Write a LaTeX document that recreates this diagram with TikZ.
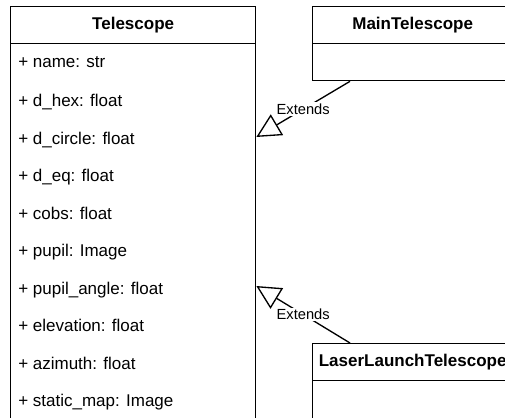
\documentclass[tikz,border=0pt]{standalone}
\usepackage{fontspec}
\setmainfont{Liberation Sans}
\usetikzlibrary{arrows.meta}

\begin{document}
\begin{tikzpicture}[x=0.75pt,y=-0.75pt,
  box/.style={draw,line width=1pt,inner sep=0pt,anchor=north west,font=\fontsize{12.75}{15}\selectfont\bfseries},
  attr/.style={anchor=base west,inner sep=0pt,font=\fontsize{12.75}{15}\selectfont},
  extends/.style={line width=1pt,-{Triangle[open,length=18pt,width=18pt]}},
  lbl/.style={fill=white,inner sep=1pt,font=\fontsize{11}{13}\selectfont}]
  \useasboundingbox (0,0) rectangle (505,417);
  \clip (0,0) rectangle (505,417);

  % Telescope class
  \node[box,minimum width=183.75pt,minimum height=27.75pt] (telhead) at (10,6) {Telescope};
  \node[box,minimum width=183.75pt,minimum height=288pt] (telbody) at (10,43) {};
  \node[attr] (name) at (18,68) {+ name: str};
  \node[attr] (dhex) at (18,106) {+ d\_hex: float};
  \node[attr] (dcircle) at (18,144) {+ d\_circle: float};
  \node[attr] (deq) at (18,181) {+ d\_eq: float};
  \node[attr] (cobs) at (18,219) {+ cobs: float};
  \node[attr] (pupil) at (18,256) {+ pupil: Image};
  \node[attr] (pupilangle) at (18,294) {+ pupil\_angle: float};
  \node[attr] (elevation) at (18,331) {+ elevation: float};
  \node[attr] (azimuth) at (18,369) {+ azimuth: float};
  \node[attr] (staticmap) at (18,406) {+ static\_map: Image};

  % subclasses
  \node[box,minimum width=150pt,minimum height=27.75pt] (mainhead) at (312,6) {MainTelescope};
  \node[box,minimum width=150pt,minimum height=27.75pt] (mainbody) at (312,43) {};
  \node[box,minimum width=150pt,minimum height=27.75pt] (laserhead) at (312,343) {LaserLaunchTelescope};
  \node[box,minimum width=150pt,minimum height=40pt] (laserbody) at (312,380) {};

  \draw[extends] ([xshift=28.5pt]mainbody.south west) -- node[lbl] {Extends} ([yshift=-70.5pt]telbody.north east);
  \draw[extends] ([xshift=28.5pt]laserhead.north west) -- node[lbl] {Extends} ([yshift=-182.25pt]telbody.north east);
\end{tikzpicture}
\end{document}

- [Goal]
Give back the whole listing as it stands, minus its pictures.

- [Reply]
Write a LaTeX document that recreates this diagram with TikZ.
\documentclass[tikz,border=0pt]{standalone}
\usepackage{fontspec}
\setmainfont{Liberation Sans}
\usetikzlibrary{arrows.meta}

\begin{document}
\begin{tikzpicture}[x=0.75pt,y=-0.75pt,
  box/.style={draw,line width=1pt,inner sep=0pt,anchor=north west,font=\fontsize{12.75}{15}\selectfont\bfseries},
  attr/.style={anchor=base west,inner sep=0pt,font=\fontsize{12.75}{15}\selectfont},
  extends/.style={line width=1pt,-{Triangle[open,length=18pt,width=18pt]}},
  lbl/.style={fill=white,inner sep=1pt,font=\fontsize{11}{13}\selectfont}]
  \useasboundingbox (0,0) rectangle (505,417);
  \clip (0,0) rectangle (505,417);

  % Telescope class
  \node[box,minimum width=183.75pt,minimum height=27.75pt] (telhead) at (10,6) {Telescope};
  \node[box,minimum width=183.75pt,minimum height=288pt] (telbody) at (10,43) {};
  \node[attr] (name) at (18,68) {+ name: str};
  \node[attr] (dhex) at (18,106) {+ d\_hex: float};
  \node[attr] (dcircle) at (18,144) {+ d\_circle: float};
  \node[attr] (deq) at (18,181) {+ d\_eq: float};
  \node[attr] (cobs) at (18,219) {+ cobs: float};
  \node[attr] (pupil) at (18,256) {+ pupil: Image};
  \node[attr] (pupilangle) at (18,294) {+ pupil\_angle: float};
  \node[attr] (elevation) at (18,331) {+ elevation: float};
  \node[attr] (azimuth) at (18,369) {+ azimuth: float};
  \node[attr] (staticmap) at (18,406) {+ static\_map: Image};

  % subclasses
  \node[box,minimum width=150pt,minimum height=27.75pt] (mainhead) at (312,6) {MainTelescope};
  \node[box,minimum width=150pt,minimum height=27.75pt] (mainbody) at (312,43) {};
  \node[box,minimum width=150pt,minimum height=27.75pt] (laserhead) at (312,343) {LaserLaunchTelescope};
  \node[box,minimum width=150pt,minimum height=40pt] (laserbody) at (312,380) {};

  \draw[extends] ([xshift=28.5pt]mainbody.south west) -- node[lbl] {Extends} ([yshift=-70.5pt]telbody.north east);
  \draw[extends] ([xshift=28.5pt]laserhead.north west) -- node[lbl] {Extends} ([yshift=-182.25pt]telbody.north east);
\end{tikzpicture}
\end{document}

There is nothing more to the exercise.